**Written exercise**
Retype, exactly as they stand, the lines from the start of the data to the line that contains "0.14, 0.17, 0.11]", both ends included. Leave the pictures out.

═══ Material provided ═══

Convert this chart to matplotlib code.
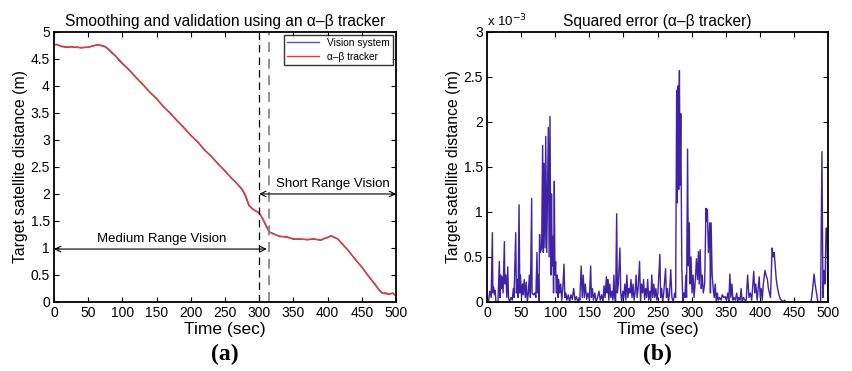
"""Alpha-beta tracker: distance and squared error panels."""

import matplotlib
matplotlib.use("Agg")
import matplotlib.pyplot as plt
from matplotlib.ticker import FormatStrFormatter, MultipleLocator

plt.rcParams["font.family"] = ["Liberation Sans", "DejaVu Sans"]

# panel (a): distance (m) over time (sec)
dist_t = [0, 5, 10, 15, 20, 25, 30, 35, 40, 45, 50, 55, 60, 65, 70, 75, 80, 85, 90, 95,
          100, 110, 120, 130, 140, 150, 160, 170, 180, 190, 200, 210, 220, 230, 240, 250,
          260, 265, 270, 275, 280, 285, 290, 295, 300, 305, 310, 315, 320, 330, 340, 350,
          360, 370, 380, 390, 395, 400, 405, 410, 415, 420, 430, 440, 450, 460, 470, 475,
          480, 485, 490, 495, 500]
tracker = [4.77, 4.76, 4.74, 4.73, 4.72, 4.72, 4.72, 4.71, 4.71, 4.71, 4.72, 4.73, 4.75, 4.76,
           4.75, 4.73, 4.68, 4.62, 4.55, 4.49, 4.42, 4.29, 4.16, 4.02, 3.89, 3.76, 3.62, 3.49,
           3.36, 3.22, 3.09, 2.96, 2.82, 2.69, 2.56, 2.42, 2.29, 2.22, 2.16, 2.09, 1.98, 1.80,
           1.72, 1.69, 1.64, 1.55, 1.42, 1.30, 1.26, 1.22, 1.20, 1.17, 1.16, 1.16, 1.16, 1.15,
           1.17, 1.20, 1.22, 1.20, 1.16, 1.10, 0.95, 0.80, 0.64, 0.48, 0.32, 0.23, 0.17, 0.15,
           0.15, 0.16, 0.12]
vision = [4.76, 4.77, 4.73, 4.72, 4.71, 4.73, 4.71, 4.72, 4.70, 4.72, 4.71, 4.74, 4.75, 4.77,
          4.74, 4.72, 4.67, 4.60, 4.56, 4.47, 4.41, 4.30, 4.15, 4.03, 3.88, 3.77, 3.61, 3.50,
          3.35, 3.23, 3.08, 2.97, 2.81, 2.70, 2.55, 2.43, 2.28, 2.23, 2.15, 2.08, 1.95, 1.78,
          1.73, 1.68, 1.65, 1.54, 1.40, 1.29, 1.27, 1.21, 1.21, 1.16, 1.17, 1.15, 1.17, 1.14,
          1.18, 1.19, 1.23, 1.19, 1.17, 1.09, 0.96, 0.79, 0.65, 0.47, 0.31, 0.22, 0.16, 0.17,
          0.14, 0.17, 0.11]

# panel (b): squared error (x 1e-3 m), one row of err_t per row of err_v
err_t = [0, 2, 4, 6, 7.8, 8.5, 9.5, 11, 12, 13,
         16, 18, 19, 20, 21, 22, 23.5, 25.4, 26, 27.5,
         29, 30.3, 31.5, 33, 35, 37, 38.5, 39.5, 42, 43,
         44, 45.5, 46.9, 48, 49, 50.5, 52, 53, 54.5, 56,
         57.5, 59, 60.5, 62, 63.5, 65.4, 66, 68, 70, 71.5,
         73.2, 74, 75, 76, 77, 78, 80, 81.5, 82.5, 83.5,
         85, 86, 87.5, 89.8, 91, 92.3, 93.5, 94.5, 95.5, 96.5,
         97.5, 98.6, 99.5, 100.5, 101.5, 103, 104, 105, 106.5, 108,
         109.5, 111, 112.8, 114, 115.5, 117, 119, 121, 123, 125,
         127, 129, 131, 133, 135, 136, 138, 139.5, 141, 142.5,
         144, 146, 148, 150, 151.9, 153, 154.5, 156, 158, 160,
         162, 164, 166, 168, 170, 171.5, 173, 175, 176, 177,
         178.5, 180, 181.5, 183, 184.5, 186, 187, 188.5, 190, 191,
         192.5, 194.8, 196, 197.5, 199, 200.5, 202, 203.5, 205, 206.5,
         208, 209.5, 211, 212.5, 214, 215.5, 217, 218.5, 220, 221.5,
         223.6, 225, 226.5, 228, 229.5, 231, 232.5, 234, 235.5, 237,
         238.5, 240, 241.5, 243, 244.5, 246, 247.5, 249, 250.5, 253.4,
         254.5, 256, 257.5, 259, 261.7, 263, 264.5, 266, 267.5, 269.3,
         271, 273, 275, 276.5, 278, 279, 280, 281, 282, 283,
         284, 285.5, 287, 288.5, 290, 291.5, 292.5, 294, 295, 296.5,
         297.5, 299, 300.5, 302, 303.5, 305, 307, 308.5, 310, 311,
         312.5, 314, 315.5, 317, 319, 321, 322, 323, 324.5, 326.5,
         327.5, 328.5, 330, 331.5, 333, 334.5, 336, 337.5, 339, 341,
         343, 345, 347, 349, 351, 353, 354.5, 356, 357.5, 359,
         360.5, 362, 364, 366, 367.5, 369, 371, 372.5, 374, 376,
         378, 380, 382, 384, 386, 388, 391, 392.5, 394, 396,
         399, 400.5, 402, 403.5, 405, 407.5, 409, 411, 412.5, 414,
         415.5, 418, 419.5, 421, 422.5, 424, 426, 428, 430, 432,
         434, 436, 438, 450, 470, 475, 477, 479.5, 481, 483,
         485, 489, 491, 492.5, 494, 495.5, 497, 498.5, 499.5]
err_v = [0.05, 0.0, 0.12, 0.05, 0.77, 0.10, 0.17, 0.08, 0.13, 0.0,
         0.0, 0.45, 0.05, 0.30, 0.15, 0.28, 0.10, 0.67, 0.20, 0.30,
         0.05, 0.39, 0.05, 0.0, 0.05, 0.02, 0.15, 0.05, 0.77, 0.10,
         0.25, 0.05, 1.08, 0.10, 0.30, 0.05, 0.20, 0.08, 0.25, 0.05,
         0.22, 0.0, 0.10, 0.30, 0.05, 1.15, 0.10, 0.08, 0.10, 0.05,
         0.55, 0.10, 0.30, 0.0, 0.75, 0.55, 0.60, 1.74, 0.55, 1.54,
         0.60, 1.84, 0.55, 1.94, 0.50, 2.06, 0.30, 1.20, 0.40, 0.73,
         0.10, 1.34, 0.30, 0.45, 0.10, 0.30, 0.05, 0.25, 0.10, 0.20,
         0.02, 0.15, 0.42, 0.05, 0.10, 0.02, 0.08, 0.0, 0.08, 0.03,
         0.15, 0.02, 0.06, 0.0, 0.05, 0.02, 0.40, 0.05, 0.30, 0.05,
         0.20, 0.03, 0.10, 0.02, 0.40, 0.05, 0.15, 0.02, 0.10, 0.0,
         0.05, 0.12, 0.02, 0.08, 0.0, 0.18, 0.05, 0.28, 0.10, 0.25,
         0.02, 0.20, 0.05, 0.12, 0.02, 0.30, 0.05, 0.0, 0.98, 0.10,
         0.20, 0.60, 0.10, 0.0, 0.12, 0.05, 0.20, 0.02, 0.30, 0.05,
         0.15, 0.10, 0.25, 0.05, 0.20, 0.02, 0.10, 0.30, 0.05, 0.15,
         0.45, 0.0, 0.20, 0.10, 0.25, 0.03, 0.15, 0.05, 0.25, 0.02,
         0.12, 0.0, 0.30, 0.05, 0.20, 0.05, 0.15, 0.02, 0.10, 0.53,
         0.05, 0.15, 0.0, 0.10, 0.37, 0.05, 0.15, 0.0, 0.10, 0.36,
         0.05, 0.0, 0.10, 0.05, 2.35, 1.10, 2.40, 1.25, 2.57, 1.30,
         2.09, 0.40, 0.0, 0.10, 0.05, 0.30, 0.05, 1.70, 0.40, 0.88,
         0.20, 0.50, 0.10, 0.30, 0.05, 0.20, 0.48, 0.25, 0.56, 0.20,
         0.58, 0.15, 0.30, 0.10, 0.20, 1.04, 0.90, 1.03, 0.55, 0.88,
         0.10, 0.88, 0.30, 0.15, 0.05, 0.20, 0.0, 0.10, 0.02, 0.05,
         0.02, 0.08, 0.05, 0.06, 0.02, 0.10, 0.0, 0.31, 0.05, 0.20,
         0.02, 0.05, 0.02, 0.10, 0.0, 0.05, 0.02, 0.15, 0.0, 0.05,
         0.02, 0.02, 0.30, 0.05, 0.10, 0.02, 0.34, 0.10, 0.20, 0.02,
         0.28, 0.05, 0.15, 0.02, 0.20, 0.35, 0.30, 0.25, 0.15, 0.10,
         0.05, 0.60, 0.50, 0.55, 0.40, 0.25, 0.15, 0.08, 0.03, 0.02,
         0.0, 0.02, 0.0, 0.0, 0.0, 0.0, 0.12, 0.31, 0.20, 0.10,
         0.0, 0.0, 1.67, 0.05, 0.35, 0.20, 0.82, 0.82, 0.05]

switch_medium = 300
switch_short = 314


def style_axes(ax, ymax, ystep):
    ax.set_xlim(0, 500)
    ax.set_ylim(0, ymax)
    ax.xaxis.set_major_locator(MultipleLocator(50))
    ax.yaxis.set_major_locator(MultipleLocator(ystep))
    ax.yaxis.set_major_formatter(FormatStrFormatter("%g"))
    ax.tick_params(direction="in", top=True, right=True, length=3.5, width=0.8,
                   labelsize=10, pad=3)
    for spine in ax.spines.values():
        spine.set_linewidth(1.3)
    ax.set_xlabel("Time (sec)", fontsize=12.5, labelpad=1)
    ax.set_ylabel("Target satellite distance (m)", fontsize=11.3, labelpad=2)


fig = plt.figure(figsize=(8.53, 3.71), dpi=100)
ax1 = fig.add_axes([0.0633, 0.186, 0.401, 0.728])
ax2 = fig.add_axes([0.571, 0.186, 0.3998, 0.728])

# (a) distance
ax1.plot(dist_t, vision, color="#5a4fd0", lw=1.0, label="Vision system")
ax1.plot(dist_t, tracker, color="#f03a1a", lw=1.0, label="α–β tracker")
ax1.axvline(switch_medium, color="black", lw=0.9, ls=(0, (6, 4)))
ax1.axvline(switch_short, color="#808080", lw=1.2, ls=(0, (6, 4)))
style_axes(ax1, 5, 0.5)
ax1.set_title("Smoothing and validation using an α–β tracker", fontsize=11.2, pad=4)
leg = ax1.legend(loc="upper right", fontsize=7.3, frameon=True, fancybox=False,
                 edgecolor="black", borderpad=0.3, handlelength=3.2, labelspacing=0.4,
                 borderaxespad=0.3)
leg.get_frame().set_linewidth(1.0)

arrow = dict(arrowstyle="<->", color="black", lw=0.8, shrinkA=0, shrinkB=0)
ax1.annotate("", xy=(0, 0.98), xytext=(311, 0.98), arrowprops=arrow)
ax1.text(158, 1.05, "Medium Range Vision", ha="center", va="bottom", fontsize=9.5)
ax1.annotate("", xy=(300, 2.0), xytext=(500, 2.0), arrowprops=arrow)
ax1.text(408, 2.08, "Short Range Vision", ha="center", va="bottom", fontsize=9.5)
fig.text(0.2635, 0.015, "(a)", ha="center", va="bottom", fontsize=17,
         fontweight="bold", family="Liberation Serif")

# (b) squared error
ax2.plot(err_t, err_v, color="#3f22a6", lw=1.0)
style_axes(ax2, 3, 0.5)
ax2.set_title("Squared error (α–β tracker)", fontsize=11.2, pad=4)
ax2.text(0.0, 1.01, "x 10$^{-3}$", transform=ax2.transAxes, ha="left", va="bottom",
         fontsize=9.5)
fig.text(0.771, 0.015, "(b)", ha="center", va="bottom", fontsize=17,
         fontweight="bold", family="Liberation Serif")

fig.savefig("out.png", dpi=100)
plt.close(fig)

═══

**Result of the exercise**
Convert this chart to matplotlib code.
"""Alpha-beta tracker: distance and squared error panels."""

import matplotlib
matplotlib.use("Agg")
import matplotlib.pyplot as plt
from matplotlib.ticker import FormatStrFormatter, MultipleLocator

plt.rcParams["font.family"] = ["Liberation Sans", "DejaVu Sans"]

# panel (a): distance (m) over time (sec)
dist_t = [0, 5, 10, 15, 20, 25, 30, 35, 40, 45, 50, 55, 60, 65, 70, 75, 80, 85, 90, 95,
          100, 110, 120, 130, 140, 150, 160, 170, 180, 190, 200, 210, 220, 230, 240, 250,
          260, 265, 270, 275, 280, 285, 290, 295, 300, 305, 310, 315, 320, 330, 340, 350,
          360, 370, 380, 390, 395, 400, 405, 410, 415, 420, 430, 440, 450, 460, 470, 475,
          480, 485, 490, 495, 500]
tracker = [4.77, 4.76, 4.74, 4.73, 4.72, 4.72, 4.72, 4.71, 4.71, 4.71, 4.72, 4.73, 4.75, 4.76,
           4.75, 4.73, 4.68, 4.62, 4.55, 4.49, 4.42, 4.29, 4.16, 4.02, 3.89, 3.76, 3.62, 3.49,
           3.36, 3.22, 3.09, 2.96, 2.82, 2.69, 2.56, 2.42, 2.29, 2.22, 2.16, 2.09, 1.98, 1.80,
           1.72, 1.69, 1.64, 1.55, 1.42, 1.30, 1.26, 1.22, 1.20, 1.17, 1.16, 1.16, 1.16, 1.15,
           1.17, 1.20, 1.22, 1.20, 1.16, 1.10, 0.95, 0.80, 0.64, 0.48, 0.32, 0.23, 0.17, 0.15,
           0.15, 0.16, 0.12]
vision = [4.76, 4.77, 4.73, 4.72, 4.71, 4.73, 4.71, 4.72, 4.70, 4.72, 4.71, 4.74, 4.75, 4.77,
          4.74, 4.72, 4.67, 4.60, 4.56, 4.47, 4.41, 4.30, 4.15, 4.03, 3.88, 3.77, 3.61, 3.50,
          3.35, 3.23, 3.08, 2.97, 2.81, 2.70, 2.55, 2.43, 2.28, 2.23, 2.15, 2.08, 1.95, 1.78,
          1.73, 1.68, 1.65, 1.54, 1.40, 1.29, 1.27, 1.21, 1.21, 1.16, 1.17, 1.15, 1.17, 1.14,
          1.18, 1.19, 1.23, 1.19, 1.17, 1.09, 0.96, 0.79, 0.65, 0.47, 0.31, 0.22, 0.16, 0.17,
          0.14, 0.17, 0.11]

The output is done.